For convenience sake, the solution is to use href as such:
\href{https://archive.softwareheritage.org/swh:1:rev:bb221283c204ace4fe5cc6f4438d35073c41fab8;origin=https://github.com/MalcolmMielle/Auto-Complete-Graph;visit=swh:1:snp:8a575153bb620b44dd8d45b31a1679ed68f93614}{swh:1:rev:bb221283c204ace4fe5cc6f4438d35073c41fab8}
To display the reference SWHID so people can search for the hyperlinks dies, but the hyperlink goes to the correct place.
In my opinion, it is easier to use Zenodo to obtain a DOI that is well-known by others and display it in the footnote or the reference list. However, SWHID has the advantage of:
- Being git commit compatible
- Being able to point at specific lines (see section code fragment)
This is a side note but Zenodo will upload snapshots directly to the Software Heritage website so you can have the best of both.
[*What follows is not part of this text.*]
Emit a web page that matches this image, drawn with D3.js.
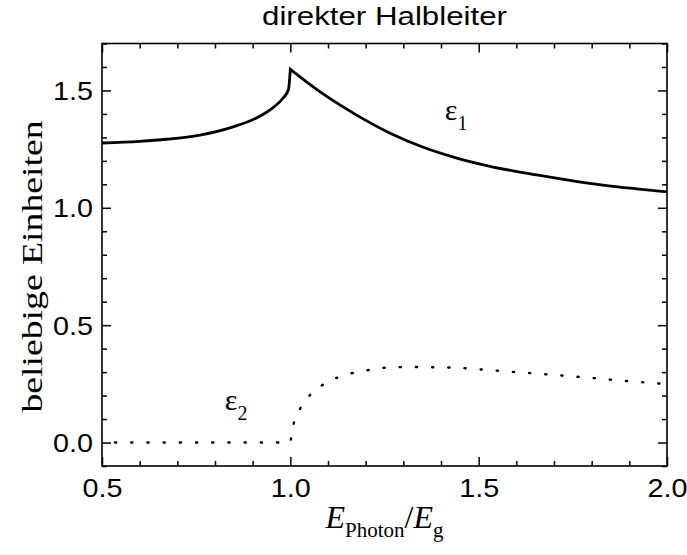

Getting a Code Repo with a Dead Link
Using the Software Heritage website, it is possible to recover code repositories that were recorded even if they do not exist anymore.
Simply use the given Github URL and prepend https://archive.softwareheritage.org/browse/origin
to it.
For example with Auto-Complete graph, the link https://archive.softwareheritage.org/browse/origin/https://github.com/MalcolmMielle/Auto-Complete-Graph
should lead to the Software heritage archival.